I wish this maturity also made it to the plot structure. Although it’s devoid of bullshit, the plot consists of Lyra moving from one place to another, with NPC’s telling her where to go to next, or offering her a ride to the next act. She’s given a little more to do than the protagonist in Diablo II, and she occasionally makes her own choices, but all she tends to do is keep moving.

 

It’s a shame because Pullman had a pretty good character in Lyra. Any criticism of her that she’s not a very unpleasant person misses the point. She’s supposed to be flawed. Children are flawed, and can be pricks. Her character shows, if anything, how well Pullman understands children.
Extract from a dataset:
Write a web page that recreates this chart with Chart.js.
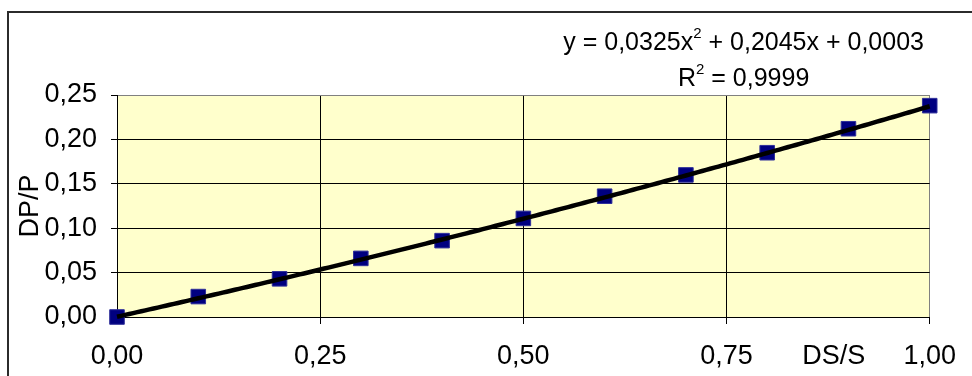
<!DOCTYPE html>
<html>
<head>
<meta charset="utf-8">
<script src="https://cdn.jsdelivr.net/npm/chart.js@4.4.1/dist/chart.umd.min.js"></script>
<style>
  html, body { margin: 0; padding: 0; background: #fff; }
  #wrap { position: relative; width: 972px; height: 376px; }
</style>
</head>
<body>
<div id="wrap"><canvas id="chart"></canvas></div>
<script>
// Measured series: relative stroke change vs. relative pressure change
const dsRatio = [0.0, 0.1, 0.2, 0.3, 0.4, 0.5, 0.6, 0.7, 0.8, 0.9, 1.0];
const dpRatio = [0.000, 0.023, 0.043, 0.066, 0.086, 0.111, 0.136, 0.160, 0.185, 0.212, 0.238];

// Quadratic trendline y = a*x^2 + b*x + c and its fit quality
const trendCoefficients = [0.0325, 0.2045, 0.0003];
const trendTerms = ['0,0325', '0,2045', '0,0003'];
const rSquaredText = '0,9999';

// Axis tick labels (decimal comma)
const xTickLabels = ['0,00', '0,25', '0,50', '0,75', '1,00'];
const yTickLabels = ['0,00', '0,05', '0,10', '0,15', '0,20', '0,25'];

const FONT = "'Liberation Sans', Arial, Helvetica, sans-serif";

const frame = {
  id: 'frame',
  beforeDraw(chart) {
    const { ctx, chartArea: a } = chart;
    ctx.save();
    ctx.fillStyle = '#ffffff';
    ctx.fillRect(0, 0, chart.width, chart.height);
    // outer chart border (runs off the right and bottom edges)
    ctx.strokeStyle = '#2b2b2b';
    ctx.lineWidth = 2;
    ctx.strokeRect(8, 12, chart.width + 20, chart.height + 20);
    // plot area fill
    ctx.fillStyle = '#ffffcc';
    ctx.fillRect(a.left, a.top, a.right - a.left, a.bottom - a.top);
    ctx.restore();
  }
};

const trendline = {
  id: 'trendline',
  afterDatasetsDraw(chart) {
    const { ctx } = chart;
    const xs = chart.scales.x, ys = chart.scales.y;
    const [a, b, c] = trendCoefficients;
    const x0 = dsRatio[0], x1 = dsRatio[dsRatio.length - 1];
    const steps = 200;
    ctx.save();
    ctx.beginPath();
    for (let i = 0; i <= steps; i++) {
      const x = x0 + (x1 - x0) * i / steps;
      const y = a * x * x + b * x + c;
      const px = xs.getPixelForValue(x), py = ys.getPixelForValue(y);
      if (i === 0) ctx.moveTo(px, py); else ctx.lineTo(px, py);
    }
    ctx.strokeStyle = '#000000';
    ctx.lineWidth = 4.5;
    ctx.lineJoin = 'round';
    ctx.lineCap = 'butt';
    ctx.stroke();
    ctx.restore();
  }
};

// draws a run of [text, isSuperscript] pieces centred on cx with baseline y
function drawRich(ctx, pieces, cx, y, size, supSize, supRise) {
  const widths = pieces.map(([t, sup]) => {
    ctx.font = (sup ? supSize : size) + 'px ' + FONT;
    return ctx.measureText(t).width;
  });
  const total = widths.reduce((s, w) => s + w, 0);
  let x = cx - total / 2;
  pieces.forEach(([t, sup], i) => {
    ctx.font = (sup ? supSize : size) + 'px ' + FONT;
    ctx.fillText(t, x, sup ? y - supRise : y);
    x += widths[i];
  });
}

const annotations = {
  id: 'annotations',
  afterDraw(chart) {
    const { ctx, chartArea: a } = chart;
    const w = a.right - a.left;
    ctx.save();
    ctx.fillStyle = '#000000';
    ctx.textAlign = 'left';
    ctx.textBaseline = 'alphabetic';
    const cx = a.left + 0.771 * w;
    drawRich(ctx, [
      ['y = ' + trendTerms[0] + 'x', false], ['2', true],
      [' + ' + trendTerms[1] + 'x + ' + trendTerms[2], false]
    ], cx, a.top - 45, 25, 15, 12);
    drawRich(ctx, [['R', false], ['2', true], [' = ' + rSquaredText, false]],
      cx, a.top - 9, 25, 15, 12);

    // axis titles
    ctx.font = '27px ' + FONT;
    ctx.textAlign = 'center';
    ctx.textBaseline = 'middle';
    ctx.fillText('DS/S', a.left + 0.882 * w, 356.5);
    ctx.translate(31, (a.top + a.bottom) / 2);
    ctx.rotate(-Math.PI / 2);
    ctx.fillText('DP/P', 0, 0);
    ctx.restore();
  }
};

const tickFont = { family: FONT, size: 27 };

new Chart(document.getElementById('chart'), {
  type: 'scatter',
  data: {
    datasets: [{
      data: dsRatio.map((x, i) => ({ x, y: dpRatio[i] })),
      pointStyle: 'rect',
      pointRadius: 10.3,
      pointHoverRadius: 10.3,
      backgroundColor: '#000080',
      borderColor: '#2f2f9a',
      borderWidth: 1,
      showLine: false,
      clip: false
    }]
  },
  options: {
    responsive: true,
    maintainAspectRatio: false,
    animation: false,
    devicePixelRatio: 1,
    layout: { padding: { left: 0, top: 95, right: 40, bottom: 0 } },
    plugins: { legend: { display: false }, tooltip: { enabled: false } },
    events: [],
    scales: {
      x: {
        type: 'linear',
        min: 0, max: 1,
        ticks: {
          stepSize: 0.25,
          color: '#000',
          font: tickFont,
          padding: 16,
          maxRotation: 0,
          callback: (v, i) => xTickLabels[i]
        },
        grid: {
          color: (c) => (c.tick && c.tick.value >= 1 - 1e-9) ? '#808080' : '#000000',
          lineWidth: 1,
          tickColor: '#000000',
          tickLength: 7
        },
        border: { color: '#000000', width: 1 },
        afterFit: (s) => { s.height = 59; }
      },
      y: {
        type: 'linear',
        min: 0, max: 0.25,
        ticks: {
          stepSize: 0.05,
          color: '#000',
          font: tickFont,
          padding: 14,
          callback: (v, i) => yTickLabels[i]
        },
        grid: {
          color: (c) => (c.tick && c.tick.value >= 0.25 - 1e-9) ? '#808080' : '#000000',
          lineWidth: 1,
          tickColor: '#000000',
          tickLength: 6
        },
        border: { color: '#000000', width: 1 },
        afterFit: (s) => { s.width = 117; }
      }
    }
  },
  plugins: [frame, trendline, annotations]
});
</script>
</body>
</html>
They get into stupid rivalries for the sake of it. They exaggerate already scary stories just to spook each other. Some things hold their curiousity and make them obsessed. Other things bore them to death. They view adults both as people to admire and people to fear, and they view some people as just ‘wicked’.

 

Most of the character moments though are in the beginning, where there’s less of getting to the Final Stage, and more of just exploring and doing side quests. There’s also a prophecy thing that doesn’t contribute anything whatsoever to the story. Lyra’s specialness of learning to read the aleithometer is good enough to make others take her seriously. It’s not like a skill Pullman landed on her, either. I kept forgetting about this prophecy thing, because Lyra kept making choices and doing things out of her own volition. Maybe it makes sense in the next books. In this one, though, it’s an attempt to give a motive to a character who already has one.

 

The Golden Compass avoids most of the cliches everyone hates about fantasy, and is more mature than not just children’s literature, but than a lot of adult literature. Children will enjoy its weird characters and busy journey, but there’s more to it, even if a good chunk is some unrealized potential due to a dull structure. I read this again becaue I put off reading the last one for too long, and it was even better the second time around.